Insurance fraud is an illegal act on the part of either the buyer or seller of an insurance contract. Insurance fraud from the issuer (seller) includes selling policies from non-existent companies, failing to submit premiums and churning policies to create more commissions. Buyer fraud can include exaggerated claims, falsified medical history, post-dated policies, viatical fraud, faked death or kidnapping, and murder.

BREAKING DOWN Insurance Fraud

Insurance fraud is an attempt to exploit an insurance contract. Insurance is meant to protect against risks, not to serve as a vehicle to enrich the insured. Although insurance fraud by the policy issuer does occur, the majority of cases have to do with the policyholder attempting to receive more money by exaggerating a claim. More sensational instances, such as faking one's death or committing murder for the insurance money, are comparatively rare.

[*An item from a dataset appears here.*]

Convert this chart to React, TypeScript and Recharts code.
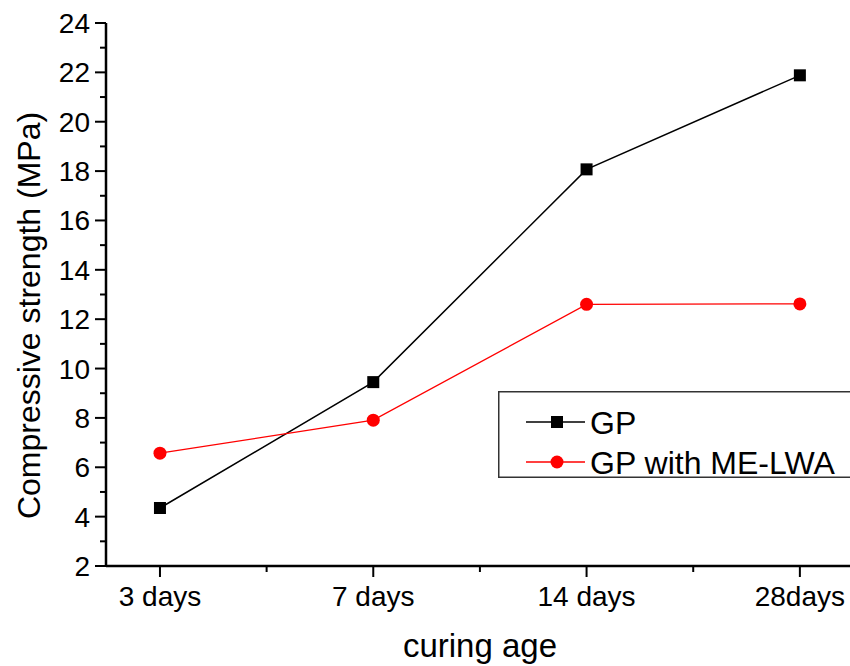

Types of Insurance Fraud Schemes

Attempts to illegally reap funds from insurance policies can take on a variety of forms and methods. Insurance fraud with automobiles, for instance, may include disposing of a vehicle and then claiming it was stolen in order to receive a settlement payment or a replacement vehicle. The original vehicle could be secretly sold to a third party, abandoned in a remote location, intentionally destroyed by fire, or pushed into a river or lake in order to dispose of it. In particular, if the owner sells the vehicle, they would seek to profit by pocketing the cash, and then claim the vehicle was stolen in order to receive further compensation.

The owner of a vehicle might attempt to cut the costs of insurance premiums by using a false registration. If the vehicle owner lives in an area designated with a high rate on premiums, because of recurring car theft in the neighborhood or other reasons, they might try to register the vehicle in a different area in order to lower their premiums.

Repair work on a vehicle could also become a source of insurance fraud. For example, a repair shop that is expecting payment from the insurer might charge for extensive work, but then use cheap or even fake replacements. They might also overcharge the insurer by overstating the extent of the repairs that are needed.

One of the downsides of insurance fraud is that the heightened cost of dealing with such problems is passed along by insurers to their customers. According to the Federal Bureau of Investigation, more than $40 billion annually is lost to non-health insurance fraud.